How does a person construct a sense of self in a culture that doesn’t offer them representation? Multimedia artist Sepehr Mashiahof uses dark, direct synth-pop vocabulary to address that question, creating her own intricate narrative of identity, and driven by a desire to heal. As The Bedroom Witch, the Iranian-American artist navigates growing up a trans immigrant whose pop idols were both Googoosh and Christina Aguilera.
Her fourth album Diaspora follows the thematic idea of exploring identity through pop that’s been visible throughout her work. Here, her journey of self-discovery examines generational trauma. Playing with dark synths and restless rhythms, she keeps her hooks polished and seductive, while retaining their industrial grit. The mood shifts from introspective (the spaced-out synth ode “At the Gates”) to euphoric (“Fountain Choir,” a burst of ecstatic energy) as her metamorphosis, reflected in the album’s sequence, progresses.

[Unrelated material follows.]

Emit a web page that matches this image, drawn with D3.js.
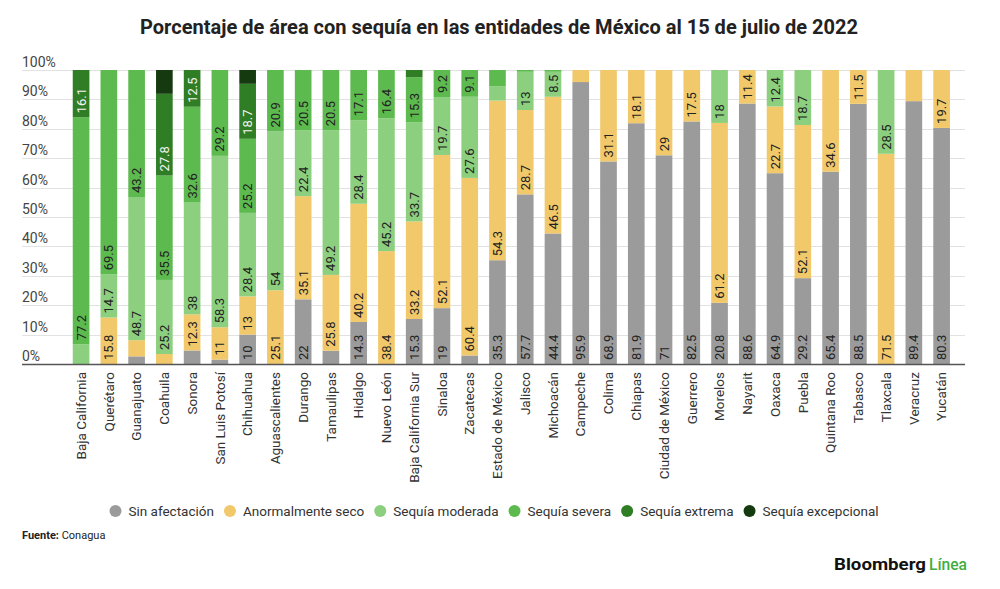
<!DOCTYPE html>
<html>
<head>
<meta charset="utf-8">
<script src="https://cdn.jsdelivr.net/npm/d3@7"></script>
<style>
  body { margin: 0; background: #fff; }
  svg { font-family: Roboto, "Noto Sans", sans-serif; display: block; }
</style>
</head>
<body>
<script>
// Porcentaje de área con sequía por entidad (15 jul 2022)
const states = ["Baja California","Querétaro","Guanajuato","Coahuila","Sonora","San Luis Potosí","Chihuahua","Aguascalientes","Durango","Tamaulipas","Hidalgo","Nuevo León","Baja California Sur","Sinaloa","Zacatecas","Estado de México","Jalisco","Michoacán","Campeche","Colima","Chiapas","Ciudad de México","Guerrero","Morelos","Nayarit","Oaxaca","Puebla","Quintana Roo","Tabasco","Tlaxcala","Veracruz","Yucatán"];

const sinAfectacion     = [0,0,2.6,0,4.6,1.5,10,0,22,4.5,14.3,0,15.3,19,2.9,35.3,57.7,44.4,95.9,68.9,81.9,71,82.5,20.8,88.6,64.9,29.2,65.4,88.5,0,89.4,80.3];
const anormalmenteSeco  = [0,15.8,5.5,3.4,12.3,11,13,25.1,35.1,25.8,40.2,38.4,33.2,52.1,60.4,54.3,28.7,46.5,4.1,31.1,18.1,29,17.5,61.2,11.4,22.7,52.1,34.6,11.5,71.5,10.6,19.7];
const sequiaModerada    = [6.7,14.7,48.7,25.2,38,58.3,28.4,54,22.4,49.2,28.4,45.2,33.7,19.7,27.6,4.9,13,8.5,0,0,0,0,0,18,0,12.4,18.7,0,0,28.5,0,0];
const sequiaSevera      = [77.2,69.5,43.2,35.5,32.6,29.2,25.2,20.9,20.5,20.5,17.1,16.4,15.3,9.2,9.1,5.5,0.6,0.6,0,0,0,0,0,0,0,0,0,0,0,0,0,0];
const sequiaExtrema     = [16.1,0,0,27.8,12.5,0,18.7,0,0,0,0,0,2.5,0,0,0,0,0,0,0,0,0,0,0,0,0,0,0,0,0,0,0];
const sequiaExcepcional = [0,0,0,8.1,0,0,4.7,0,0,0,0,0,0,0,0,0,0,0,0,0,0,0,0,0,0,0,0,0,0,0,0,0];

const seriesNames = ["Sin afectación","Anormalmente seco","Sequía moderada","Sequía severa","Sequía extrema","Sequía excepcional"];
const seriesValues = [sinAfectacion, anormalmenteSeco, sequiaModerada, sequiaSevera, sequiaExtrema, sequiaExcepcional];
const seriesColors = ["#9b9b9b","#f1c96b","#8ccf7e","#5dba4f","#2f7d24","#163a0f"];
const yTicks = [0,10,20,30,40,50,60,70,80,90,100];

const W = 1000, H = 589;
const svg = d3.select("body").append("svg").attr("width", W).attr("height", H);

// rows for d3.stack
const rows = states.map((s, i) => {
  const r = { state: s };
  seriesNames.forEach((k, j) => r[k] = seriesValues[j][i]);
  return r;
});
const stacked = d3.stack().keys(seriesNames)(rows);

const gridLeft = 22, gridRight = 965;
const y = d3.scaleLinear().domain([0, 100]).range([364, 70]);
const x = d3.scaleBand().domain(states).range([67.2, 955.5]).paddingInner(0.4).paddingOuter(0.2);

// title
svg.append("text")
  .attr("x", 499).attr("y", 34)
  .attr("text-anchor", "middle")
  .attr("textLength", 718).attr("lengthAdjust", "spacingAndGlyphs")
  .style("font-size", "20px").style("font-weight", 700).attr("fill", "#222")
  .text("Porcentaje de área con sequía en las entidades de México al 15 de julio de 2022");

// grid + y labels
const grid = svg.append("g");
grid.selectAll("line").data(yTicks).enter().append("line")
  .attr("x1", gridLeft).attr("x2", gridRight)
  .attr("y1", d => Math.round(y(d)) + 0.5).attr("y2", d => Math.round(y(d)) + 0.5)
  .attr("stroke", "#e2e2e2").attr("stroke-width", 1);
grid.selectAll("text").data(yTicks).enter().append("text")
  .attr("x", gridLeft).attr("y", d => y(d) - 3)
  .style("font-size", "14px").attr("fill", "#444")
  .text(d => d + "%");

// bars
const layers = svg.append("g").selectAll("g").data(stacked).enter().append("g")
  .attr("fill", (d, i) => seriesColors[i]);
layers.selectAll("rect").data(d => d).enter().append("rect")
  .attr("x", d => x(d.data.state))
  .attr("width", x.bandwidth())
  .attr("y", d => y(d[1]))
  .attr("height", d => Math.max(0, y(d[0]) - y(d[1])));

// value labels, only where they fit
const labelG = svg.append("g");
stacked.forEach((layer, i) => {
  layer.forEach(d => {
    const v = d[1] - d[0];
    if (v <= 0) return;
    const cx = x(d.data.state) + x.bandwidth() / 2;
    const yb = y(d[0]) - 4;
    const t = labelG.append("text")
      .attr("transform", `translate(${cx},${yb}) rotate(-90)`)
      .attr("dy", "0.35em")
      .style("font-size", "13px")
      .attr("fill", i >= 4 ? "#f4f4f4" : "#222")
      .text(seriesValues[i][states.indexOf(d.data.state)]);
    const segH = y(d[0]) - y(d[1]);
    if (t.node().getComputedTextLength() + 6.5 > segH) t.remove();
  });
});

// baseline
svg.append("line")
  .attr("x1", gridLeft).attr("x2", gridRight)
  .attr("y1", y(0) + 0.5).attr("y2", y(0) + 0.5)
  .attr("stroke", "#555").attr("stroke-width", 1.5);

// x labels
svg.append("g").selectAll("text").data(states).enter().append("text")
  .attr("transform", d => `translate(${x(d) + x.bandwidth() / 2},${y(0) + 8}) rotate(-90)`)
  .attr("dy", "0.35em")
  .attr("text-anchor", "end")
  .style("font-size", "13.5px").attr("fill", "#333")
  .text(d => d);

// legend
const legend = svg.append("g");
let lx = 0;
seriesNames.forEach((name, i) => {
  const g = legend.append("g").attr("transform", `translate(${lx},0)`);
  g.append("circle").attr("cx", 6).attr("cy", 0).attr("r", 6).attr("fill", seriesColors[i]);
  const t = g.append("text").attr("x", 19).attr("dy", "0.35em")
    .style("font-size", "13.5px").attr("fill", "#333").text(name);
  lx += 19 + t.node().getComputedTextLength() + 10;
});
const legW = lx - 10;
legend.attr("transform", `translate(${494 - legW / 2},511)`);

// source
svg.append("text").attr("x", gridLeft).attr("y", 539)
  .style("font-size", "11px").attr("fill", "#222")
  .call(t => {
    t.append("tspan").style("font-weight", 700).text("Fuente: ");
    t.append("tspan").text("Conagua");
  });

// logo
svg.append("text").attr("x", 834).attr("y", 570)
  .attr("textLength", 92).attr("lengthAdjust", "spacingAndGlyphs")
  .style("font-size", "17px").style("font-weight", 700).attr("fill", "#111")
  .text("Bloomberg");
svg.append("text").attr("x", 929).attr("y", 570)
  .attr("textLength", 38).attr("lengthAdjust", "spacingAndGlyphs")
  .style("font-size", "17px").style("font-weight", 500).attr("fill", "#3fae3f")
  .text("Línea");
</script>
</body>
</html>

Mashiahof’s music inhabits a place of myth and magic, where unseen forces operate beneath the surface—like the protection spell cast by her ancestors, which she describes in “Sea of Insects.” Diaspora’s power lies in Mashiahof’s ability to couple themes of death and transmutation with melodic repetition. Hers is a self-contained world where foggy vocals and luscious drums remain always out of focus, as if emerging from a smoky sacred vision; her own complex self, manifested in music.